The Correct Option is A

Step 1: Identifying key elements of the ellipse.
The given ellipse is \[ \frac{x^2}{a^2}+\frac{y^2}{b^2}=1,\quad a>b \] The foci are at $(\pm c,0)$ where $c^2=a^2-b^2$. The end point of the minor axis is $B(0,b)$. 
Step 2: Using the equilateral triangle condition. 
Since $\triangle BSS'$ is equilateral, \[ BS = SS' \] But $SS' = 2c$. 
Step 3: Finding $BS$. 
\[ BS = \sqrt{c^2+b^2} \] Equating: \[ \sqrt{c^2+b^2} = 2c \] 
Step 4: Solving for $c$ in terms of $b$. 
\[ c^2+b^2=4c^2 \Rightarrow 3c^2=b^2 \Rightarrow c^2=\frac{b^2}{3} \] 

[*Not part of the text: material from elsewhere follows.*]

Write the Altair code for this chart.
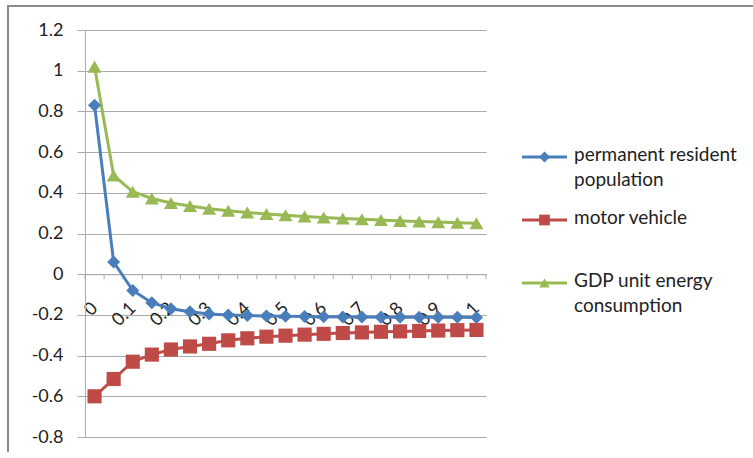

Step 5: Finding eccentricity. 
\[ e=\frac{c}{a},\quad a^2=b^2+c^2=\frac{4b^2}{3} \] \[ e=\frac{\frac{b}{\sqrt{3}}}{\frac{2b}{\sqrt{3}}}=\frac{1}{2} \] 
Step 6: Conclusion. 
The eccentricity of the ellipse is $\dfrac{1}{2}$.